----- Entries provided

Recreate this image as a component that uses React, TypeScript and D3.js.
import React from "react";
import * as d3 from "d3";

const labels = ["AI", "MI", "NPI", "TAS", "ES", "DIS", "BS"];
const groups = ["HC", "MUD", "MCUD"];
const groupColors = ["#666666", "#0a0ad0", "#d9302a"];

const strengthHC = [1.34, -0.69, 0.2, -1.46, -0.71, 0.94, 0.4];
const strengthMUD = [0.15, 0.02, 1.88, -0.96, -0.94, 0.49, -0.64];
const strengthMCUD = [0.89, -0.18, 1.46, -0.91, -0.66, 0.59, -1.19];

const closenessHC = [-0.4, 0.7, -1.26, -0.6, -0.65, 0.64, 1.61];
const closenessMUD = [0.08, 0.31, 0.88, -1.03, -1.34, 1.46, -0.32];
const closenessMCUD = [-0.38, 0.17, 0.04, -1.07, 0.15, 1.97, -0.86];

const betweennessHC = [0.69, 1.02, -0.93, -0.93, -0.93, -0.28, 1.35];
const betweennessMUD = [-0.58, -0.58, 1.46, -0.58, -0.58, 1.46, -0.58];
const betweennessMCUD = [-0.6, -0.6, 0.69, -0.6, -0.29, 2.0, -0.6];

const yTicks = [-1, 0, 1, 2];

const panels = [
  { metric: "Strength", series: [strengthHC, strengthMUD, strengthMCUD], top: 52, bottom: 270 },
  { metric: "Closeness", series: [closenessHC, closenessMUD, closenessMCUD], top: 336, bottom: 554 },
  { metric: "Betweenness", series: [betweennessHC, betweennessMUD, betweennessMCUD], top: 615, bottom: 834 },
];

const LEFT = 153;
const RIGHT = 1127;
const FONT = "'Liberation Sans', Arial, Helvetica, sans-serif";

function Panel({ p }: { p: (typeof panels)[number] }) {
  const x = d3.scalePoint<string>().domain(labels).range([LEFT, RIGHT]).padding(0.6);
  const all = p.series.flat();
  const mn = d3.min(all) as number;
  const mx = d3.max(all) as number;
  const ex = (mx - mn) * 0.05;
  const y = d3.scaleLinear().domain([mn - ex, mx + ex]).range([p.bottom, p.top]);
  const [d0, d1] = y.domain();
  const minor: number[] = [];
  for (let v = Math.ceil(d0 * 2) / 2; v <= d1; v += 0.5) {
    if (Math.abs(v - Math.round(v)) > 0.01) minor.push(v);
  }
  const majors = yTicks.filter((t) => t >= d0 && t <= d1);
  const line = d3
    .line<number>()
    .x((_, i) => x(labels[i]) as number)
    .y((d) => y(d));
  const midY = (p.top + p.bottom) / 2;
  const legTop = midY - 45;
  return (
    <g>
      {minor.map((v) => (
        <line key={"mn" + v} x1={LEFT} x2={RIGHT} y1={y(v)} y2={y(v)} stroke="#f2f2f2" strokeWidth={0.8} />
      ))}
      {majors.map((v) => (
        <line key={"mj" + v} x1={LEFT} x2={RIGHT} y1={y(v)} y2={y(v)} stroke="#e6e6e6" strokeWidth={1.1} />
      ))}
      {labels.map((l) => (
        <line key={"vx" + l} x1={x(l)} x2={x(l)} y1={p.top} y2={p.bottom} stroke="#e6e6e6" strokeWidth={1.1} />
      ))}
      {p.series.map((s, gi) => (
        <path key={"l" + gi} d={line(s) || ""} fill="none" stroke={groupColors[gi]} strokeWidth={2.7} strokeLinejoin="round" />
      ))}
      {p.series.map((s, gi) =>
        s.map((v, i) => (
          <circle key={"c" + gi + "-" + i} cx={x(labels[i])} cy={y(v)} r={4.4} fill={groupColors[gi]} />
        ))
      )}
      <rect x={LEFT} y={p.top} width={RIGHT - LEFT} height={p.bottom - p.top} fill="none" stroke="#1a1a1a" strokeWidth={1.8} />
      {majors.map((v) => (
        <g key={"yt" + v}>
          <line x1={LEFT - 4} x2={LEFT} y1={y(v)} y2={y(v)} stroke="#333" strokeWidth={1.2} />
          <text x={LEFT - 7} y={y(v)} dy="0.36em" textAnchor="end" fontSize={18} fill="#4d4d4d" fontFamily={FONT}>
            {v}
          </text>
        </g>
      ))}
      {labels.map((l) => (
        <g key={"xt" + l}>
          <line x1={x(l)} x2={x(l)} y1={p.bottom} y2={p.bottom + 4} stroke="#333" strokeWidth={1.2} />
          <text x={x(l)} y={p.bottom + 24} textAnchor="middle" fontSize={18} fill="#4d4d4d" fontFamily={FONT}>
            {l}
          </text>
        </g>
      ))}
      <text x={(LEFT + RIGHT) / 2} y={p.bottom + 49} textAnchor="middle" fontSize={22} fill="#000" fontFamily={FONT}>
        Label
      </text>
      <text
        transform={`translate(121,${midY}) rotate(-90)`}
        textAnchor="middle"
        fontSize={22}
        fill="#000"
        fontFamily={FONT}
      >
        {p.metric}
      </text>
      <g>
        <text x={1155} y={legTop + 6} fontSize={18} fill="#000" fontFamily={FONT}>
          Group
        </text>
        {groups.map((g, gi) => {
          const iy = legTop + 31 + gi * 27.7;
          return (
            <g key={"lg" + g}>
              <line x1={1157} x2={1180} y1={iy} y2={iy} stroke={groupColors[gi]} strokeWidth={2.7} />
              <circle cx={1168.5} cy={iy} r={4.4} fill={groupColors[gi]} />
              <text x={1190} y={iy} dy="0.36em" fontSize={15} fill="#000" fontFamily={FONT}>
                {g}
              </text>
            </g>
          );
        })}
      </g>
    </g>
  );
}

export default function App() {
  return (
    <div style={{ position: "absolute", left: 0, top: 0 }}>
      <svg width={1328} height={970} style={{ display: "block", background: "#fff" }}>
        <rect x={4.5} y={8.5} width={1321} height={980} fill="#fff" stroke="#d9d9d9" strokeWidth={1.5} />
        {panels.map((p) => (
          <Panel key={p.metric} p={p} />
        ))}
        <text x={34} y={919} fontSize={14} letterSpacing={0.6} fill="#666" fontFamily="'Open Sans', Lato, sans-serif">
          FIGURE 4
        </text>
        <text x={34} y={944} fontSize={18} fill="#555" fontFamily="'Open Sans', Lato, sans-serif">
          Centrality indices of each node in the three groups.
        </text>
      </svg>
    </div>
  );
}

----------
----- Entries provided

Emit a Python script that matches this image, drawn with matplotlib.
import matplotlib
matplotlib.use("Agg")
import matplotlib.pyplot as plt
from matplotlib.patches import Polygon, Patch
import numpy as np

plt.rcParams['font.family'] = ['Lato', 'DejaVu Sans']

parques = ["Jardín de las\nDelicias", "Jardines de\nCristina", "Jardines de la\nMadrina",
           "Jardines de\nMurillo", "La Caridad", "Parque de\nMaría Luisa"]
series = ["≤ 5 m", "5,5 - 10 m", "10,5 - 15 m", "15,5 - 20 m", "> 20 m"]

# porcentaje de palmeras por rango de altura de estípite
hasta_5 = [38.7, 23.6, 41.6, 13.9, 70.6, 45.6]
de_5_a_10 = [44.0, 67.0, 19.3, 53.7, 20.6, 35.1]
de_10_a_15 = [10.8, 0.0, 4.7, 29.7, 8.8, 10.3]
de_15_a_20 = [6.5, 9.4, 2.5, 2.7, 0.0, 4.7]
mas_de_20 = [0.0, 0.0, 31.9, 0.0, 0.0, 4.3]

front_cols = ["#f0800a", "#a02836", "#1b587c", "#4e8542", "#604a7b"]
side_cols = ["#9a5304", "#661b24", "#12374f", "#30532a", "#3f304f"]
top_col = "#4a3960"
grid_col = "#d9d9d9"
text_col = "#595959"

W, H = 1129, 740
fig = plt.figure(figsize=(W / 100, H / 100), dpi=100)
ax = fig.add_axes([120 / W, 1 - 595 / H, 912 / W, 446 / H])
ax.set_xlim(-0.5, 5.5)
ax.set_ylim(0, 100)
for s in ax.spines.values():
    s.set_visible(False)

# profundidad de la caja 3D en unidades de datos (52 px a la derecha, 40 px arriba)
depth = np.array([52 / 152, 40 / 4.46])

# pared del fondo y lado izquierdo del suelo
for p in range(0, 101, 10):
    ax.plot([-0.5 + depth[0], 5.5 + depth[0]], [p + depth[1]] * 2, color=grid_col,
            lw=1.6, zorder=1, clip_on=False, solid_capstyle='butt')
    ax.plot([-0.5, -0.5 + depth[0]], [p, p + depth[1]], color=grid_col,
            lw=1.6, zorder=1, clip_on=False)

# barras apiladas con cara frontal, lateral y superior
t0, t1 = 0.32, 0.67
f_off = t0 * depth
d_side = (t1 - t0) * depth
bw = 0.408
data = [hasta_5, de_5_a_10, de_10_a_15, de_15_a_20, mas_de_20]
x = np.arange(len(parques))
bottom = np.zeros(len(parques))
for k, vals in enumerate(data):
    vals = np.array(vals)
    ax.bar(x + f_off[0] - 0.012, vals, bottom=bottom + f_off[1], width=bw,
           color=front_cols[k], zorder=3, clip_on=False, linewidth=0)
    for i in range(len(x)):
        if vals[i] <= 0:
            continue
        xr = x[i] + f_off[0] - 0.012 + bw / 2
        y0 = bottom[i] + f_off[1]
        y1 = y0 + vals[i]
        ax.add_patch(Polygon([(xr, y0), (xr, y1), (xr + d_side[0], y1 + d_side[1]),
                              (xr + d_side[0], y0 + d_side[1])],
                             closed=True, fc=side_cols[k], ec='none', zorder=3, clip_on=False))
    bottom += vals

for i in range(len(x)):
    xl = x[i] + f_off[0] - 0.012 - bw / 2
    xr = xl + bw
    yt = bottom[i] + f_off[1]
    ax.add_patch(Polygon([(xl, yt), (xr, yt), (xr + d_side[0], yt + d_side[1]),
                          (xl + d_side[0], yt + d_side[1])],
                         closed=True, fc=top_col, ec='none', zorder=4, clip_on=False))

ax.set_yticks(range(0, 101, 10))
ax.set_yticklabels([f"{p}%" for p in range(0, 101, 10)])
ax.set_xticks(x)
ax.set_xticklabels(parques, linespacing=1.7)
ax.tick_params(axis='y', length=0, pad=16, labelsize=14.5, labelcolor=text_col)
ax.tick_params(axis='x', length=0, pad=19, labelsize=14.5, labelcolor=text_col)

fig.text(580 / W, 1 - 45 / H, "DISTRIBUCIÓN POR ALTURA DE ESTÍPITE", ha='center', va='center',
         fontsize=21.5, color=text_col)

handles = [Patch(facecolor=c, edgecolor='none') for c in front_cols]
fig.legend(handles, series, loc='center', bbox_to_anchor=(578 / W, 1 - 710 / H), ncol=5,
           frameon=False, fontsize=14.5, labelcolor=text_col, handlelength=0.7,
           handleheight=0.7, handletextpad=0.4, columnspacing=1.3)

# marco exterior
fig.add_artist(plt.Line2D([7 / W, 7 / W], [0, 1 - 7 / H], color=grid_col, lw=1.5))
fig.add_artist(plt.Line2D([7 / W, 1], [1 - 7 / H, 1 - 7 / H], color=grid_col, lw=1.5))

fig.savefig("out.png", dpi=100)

----------

Count every line above that holds the word "matplotlib", and state the number and nothing more.

5